## begin Material

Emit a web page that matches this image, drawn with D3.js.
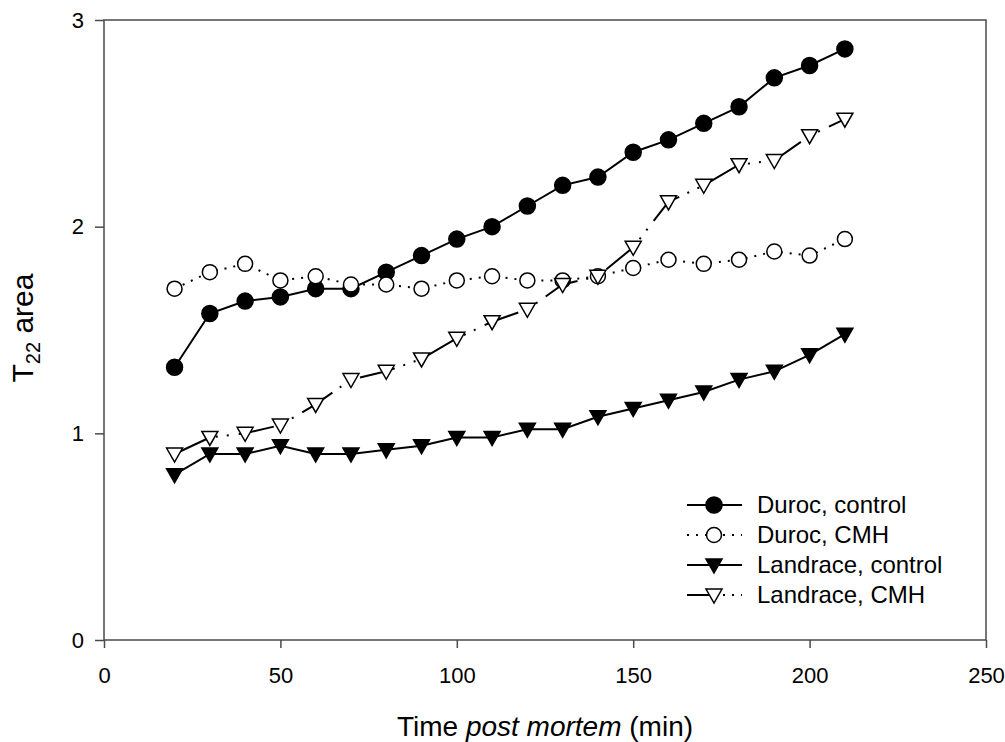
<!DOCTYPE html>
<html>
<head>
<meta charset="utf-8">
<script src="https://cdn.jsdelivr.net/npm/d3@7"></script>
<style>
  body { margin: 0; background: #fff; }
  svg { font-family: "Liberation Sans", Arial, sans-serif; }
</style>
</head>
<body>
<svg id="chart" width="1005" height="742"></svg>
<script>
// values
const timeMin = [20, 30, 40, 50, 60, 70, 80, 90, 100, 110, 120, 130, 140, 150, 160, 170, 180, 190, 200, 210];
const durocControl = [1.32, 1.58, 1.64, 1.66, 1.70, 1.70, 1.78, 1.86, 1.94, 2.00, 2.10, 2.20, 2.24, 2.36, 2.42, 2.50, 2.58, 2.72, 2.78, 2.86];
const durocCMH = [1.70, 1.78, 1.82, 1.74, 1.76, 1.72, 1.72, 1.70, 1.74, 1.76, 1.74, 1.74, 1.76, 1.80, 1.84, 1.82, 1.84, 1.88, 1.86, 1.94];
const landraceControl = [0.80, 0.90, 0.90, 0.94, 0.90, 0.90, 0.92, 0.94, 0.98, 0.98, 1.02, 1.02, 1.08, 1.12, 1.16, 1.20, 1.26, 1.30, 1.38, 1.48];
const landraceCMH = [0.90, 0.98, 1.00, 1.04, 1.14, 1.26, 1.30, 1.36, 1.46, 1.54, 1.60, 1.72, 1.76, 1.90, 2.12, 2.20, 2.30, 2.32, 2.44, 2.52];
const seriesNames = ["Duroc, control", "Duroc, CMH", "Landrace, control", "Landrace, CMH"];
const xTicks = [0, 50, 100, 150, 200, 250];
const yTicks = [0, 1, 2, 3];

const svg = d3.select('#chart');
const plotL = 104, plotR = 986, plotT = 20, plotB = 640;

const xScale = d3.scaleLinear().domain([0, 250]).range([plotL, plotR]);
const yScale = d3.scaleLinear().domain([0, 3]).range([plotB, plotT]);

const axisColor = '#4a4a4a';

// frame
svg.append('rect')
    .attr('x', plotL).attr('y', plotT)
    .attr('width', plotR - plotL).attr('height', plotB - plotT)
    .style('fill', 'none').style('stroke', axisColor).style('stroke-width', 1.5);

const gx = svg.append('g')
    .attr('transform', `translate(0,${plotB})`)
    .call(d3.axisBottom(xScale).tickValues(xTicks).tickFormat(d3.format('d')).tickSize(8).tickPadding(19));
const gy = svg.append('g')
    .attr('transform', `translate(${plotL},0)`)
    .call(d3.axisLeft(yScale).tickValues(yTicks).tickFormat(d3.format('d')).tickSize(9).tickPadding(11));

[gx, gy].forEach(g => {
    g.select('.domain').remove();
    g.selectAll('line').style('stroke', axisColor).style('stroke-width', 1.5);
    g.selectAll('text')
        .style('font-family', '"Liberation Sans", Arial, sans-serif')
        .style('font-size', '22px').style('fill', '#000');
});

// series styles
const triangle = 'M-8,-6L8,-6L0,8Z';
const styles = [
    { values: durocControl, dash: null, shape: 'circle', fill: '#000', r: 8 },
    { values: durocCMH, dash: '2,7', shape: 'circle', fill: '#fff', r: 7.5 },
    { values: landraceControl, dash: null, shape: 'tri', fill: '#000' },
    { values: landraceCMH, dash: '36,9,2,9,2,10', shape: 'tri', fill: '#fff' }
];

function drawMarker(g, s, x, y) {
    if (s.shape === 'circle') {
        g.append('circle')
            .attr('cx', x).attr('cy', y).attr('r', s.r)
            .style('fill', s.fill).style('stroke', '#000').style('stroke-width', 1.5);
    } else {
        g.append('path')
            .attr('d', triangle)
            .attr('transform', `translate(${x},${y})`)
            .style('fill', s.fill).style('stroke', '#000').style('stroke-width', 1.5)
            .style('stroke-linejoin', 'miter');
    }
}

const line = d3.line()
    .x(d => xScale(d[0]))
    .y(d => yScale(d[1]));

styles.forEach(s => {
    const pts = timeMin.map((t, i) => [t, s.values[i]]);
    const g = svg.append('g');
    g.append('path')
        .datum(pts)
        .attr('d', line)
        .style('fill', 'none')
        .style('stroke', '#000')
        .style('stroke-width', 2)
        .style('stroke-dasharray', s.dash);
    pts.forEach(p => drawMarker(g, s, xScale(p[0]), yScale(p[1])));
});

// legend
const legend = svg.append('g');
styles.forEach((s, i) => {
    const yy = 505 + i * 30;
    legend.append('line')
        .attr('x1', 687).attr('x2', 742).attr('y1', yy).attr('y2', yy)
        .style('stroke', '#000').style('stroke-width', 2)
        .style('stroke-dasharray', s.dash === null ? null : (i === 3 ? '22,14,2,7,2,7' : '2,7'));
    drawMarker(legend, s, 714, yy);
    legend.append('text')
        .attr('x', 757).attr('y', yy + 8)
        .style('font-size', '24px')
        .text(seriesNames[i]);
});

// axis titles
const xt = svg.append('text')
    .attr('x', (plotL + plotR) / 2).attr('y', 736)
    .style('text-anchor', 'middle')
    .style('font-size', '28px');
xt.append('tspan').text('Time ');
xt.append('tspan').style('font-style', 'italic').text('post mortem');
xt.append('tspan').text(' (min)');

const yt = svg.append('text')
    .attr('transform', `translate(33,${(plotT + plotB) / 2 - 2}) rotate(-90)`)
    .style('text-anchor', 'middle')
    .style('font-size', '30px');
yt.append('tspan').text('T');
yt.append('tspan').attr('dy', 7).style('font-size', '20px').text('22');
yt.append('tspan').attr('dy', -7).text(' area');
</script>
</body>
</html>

## end Material

:: Task objective ::
Give every line back word for word and leave the pictures out.

:: Completed task ::
Emit a web page that matches this image, drawn with D3.js.
<!DOCTYPE html>
<html>
<head>
<meta charset="utf-8">
<script src="https://cdn.jsdelivr.net/npm/d3@7"></script>
<style>
  body { margin: 0; background: #fff; }
  svg { font-family: "Liberation Sans", Arial, sans-serif; }
</style>
</head>
<body>
<svg id="chart" width="1005" height="742"></svg>
<script>
// values
const timeMin = [20, 30, 40, 50, 60, 70, 80, 90, 100, 110, 120, 130, 140, 150, 160, 170, 180, 190, 200, 210];
const durocControl = [1.32, 1.58, 1.64, 1.66, 1.70, 1.70, 1.78, 1.86, 1.94, 2.00, 2.10, 2.20, 2.24, 2.36, 2.42, 2.50, 2.58, 2.72, 2.78, 2.86];
const durocCMH = [1.70, 1.78, 1.82, 1.74, 1.76, 1.72, 1.72, 1.70, 1.74, 1.76, 1.74, 1.74, 1.76, 1.80, 1.84, 1.82, 1.84, 1.88, 1.86, 1.94];
const landraceControl = [0.80, 0.90, 0.90, 0.94, 0.90, 0.90, 0.92, 0.94, 0.98, 0.98, 1.02, 1.02, 1.08, 1.12, 1.16, 1.20, 1.26, 1.30, 1.38, 1.48];
const landraceCMH = [0.90, 0.98, 1.00, 1.04, 1.14, 1.26, 1.30, 1.36, 1.46, 1.54, 1.60, 1.72, 1.76, 1.90, 2.12, 2.20, 2.30, 2.32, 2.44, 2.52];
const seriesNames = ["Duroc, control", "Duroc, CMH", "Landrace, control", "Landrace, CMH"];
const xTicks = [0, 50, 100, 150, 200, 250];
const yTicks = [0, 1, 2, 3];

const svg = d3.select('#chart');
const plotL = 104, plotR = 986, plotT = 20, plotB = 640;

const xScale = d3.scaleLinear().domain([0, 250]).range([plotL, plotR]);
const yScale = d3.scaleLinear().domain([0, 3]).range([plotB, plotT]);

const axisColor = '#4a4a4a';

// frame
svg.append('rect')
    .attr('x', plotL).attr('y', plotT)
    .attr('width', plotR - plotL).attr('height', plotB - plotT)
    .style('fill', 'none').style('stroke', axisColor).style('stroke-width', 1.5);

const gx = svg.append('g')
    .attr('transform', `translate(0,${plotB})`)
    .call(d3.axisBottom(xScale).tickValues(xTicks).tickFormat(d3.format('d')).tickSize(8).tickPadding(19));
const gy = svg.append('g')
    .attr('transform', `translate(${plotL},0)`)
    .call(d3.axisLeft(yScale).tickValues(yTicks).tickFormat(d3.format('d')).tickSize(9).tickPadding(11));

[gx, gy].forEach(g => {
    g.select('.domain').remove();
    g.selectAll('line').style('stroke', axisColor).style('stroke-width', 1.5);
    g.selectAll('text')
        .style('font-family', '"Liberation Sans", Arial, sans-serif')
        .style('font-size', '22px').style('fill', '#000');
});

// series styles
const triangle = 'M-8,-6L8,-6L0,8Z';
const styles = [
    { values: durocControl, dash: null, shape: 'circle', fill: '#000', r: 8 },
    { values: durocCMH, dash: '2,7', shape: 'circle', fill: '#fff', r: 7.5 },
    { values: landraceControl, dash: null, shape: 'tri', fill: '#000' },
    { values: landraceCMH, dash: '36,9,2,9,2,10', shape: 'tri', fill: '#fff' }
];

function drawMarker(g, s, x, y) {
    if (s.shape === 'circle') {
        g.append('circle')
            .attr('cx', x).attr('cy', y).attr('r', s.r)
            .style('fill', s.fill).style('stroke', '#000').style('stroke-width', 1.5);
    } else {
        g.append('path')
            .attr('d', triangle)
            .attr('transform', `translate(${x},${y})`)
            .style('fill', s.fill).style('stroke', '#000').style('stroke-width', 1.5)
            .style('stroke-linejoin', 'miter');
    }
}

const line = d3.line()
    .x(d => xScale(d[0]))
    .y(d => yScale(d[1]));

styles.forEach(s => {
    const pts = timeMin.map((t, i) => [t, s.values[i]]);
    const g = svg.append('g');
    g.append('path')
        .datum(pts)
        .attr('d', line)
        .style('fill', 'none')
        .style('stroke', '#000')
        .style('stroke-width', 2)
        .style('stroke-dasharray', s.dash);
    pts.forEach(p => drawMarker(g, s, xScale(p[0]), yScale(p[1])));
});

// legend
const legend = svg.append('g');
styles.forEach((s, i) => {
    const yy = 505 + i * 30;
    legend.append('line')
        .attr('x1', 687).attr('x2', 742).attr('y1', yy).attr('y2', yy)
        .style('stroke', '#000').style('stroke-width', 2)
        .style('stroke-dasharray', s.dash === null ? null : (i === 3 ? '22,14,2,7,2,7' : '2,7'));
    drawMarker(legend, s, 714, yy);
    legend.append('text')
        .attr('x', 757).attr('y', yy + 8)
        .style('font-size', '24px')
        .text(seriesNames[i]);
});

// axis titles
const xt = svg.append('text')
    .attr('x', (plotL + plotR) / 2).attr('y', 736)
    .style('text-anchor', 'middle')
    .style('font-size', '28px');
xt.append('tspan').text('Time ');
xt.append('tspan').style('font-style', 'italic').text('post mortem');
xt.append('tspan').text(' (min)');

const yt = svg.append('text')
    .attr('transform', `translate(33,${(plotT + plotB) / 2 - 2}) rotate(-90)`)
    .style('text-anchor', 'middle')
    .style('font-size', '30px');
yt.append('tspan').text('T');
yt.append('tspan').attr('dy', 7).style('font-size', '20px').text('22');
yt.append('tspan').attr('dy', -7).text(' area');
</script>
</body>
</html>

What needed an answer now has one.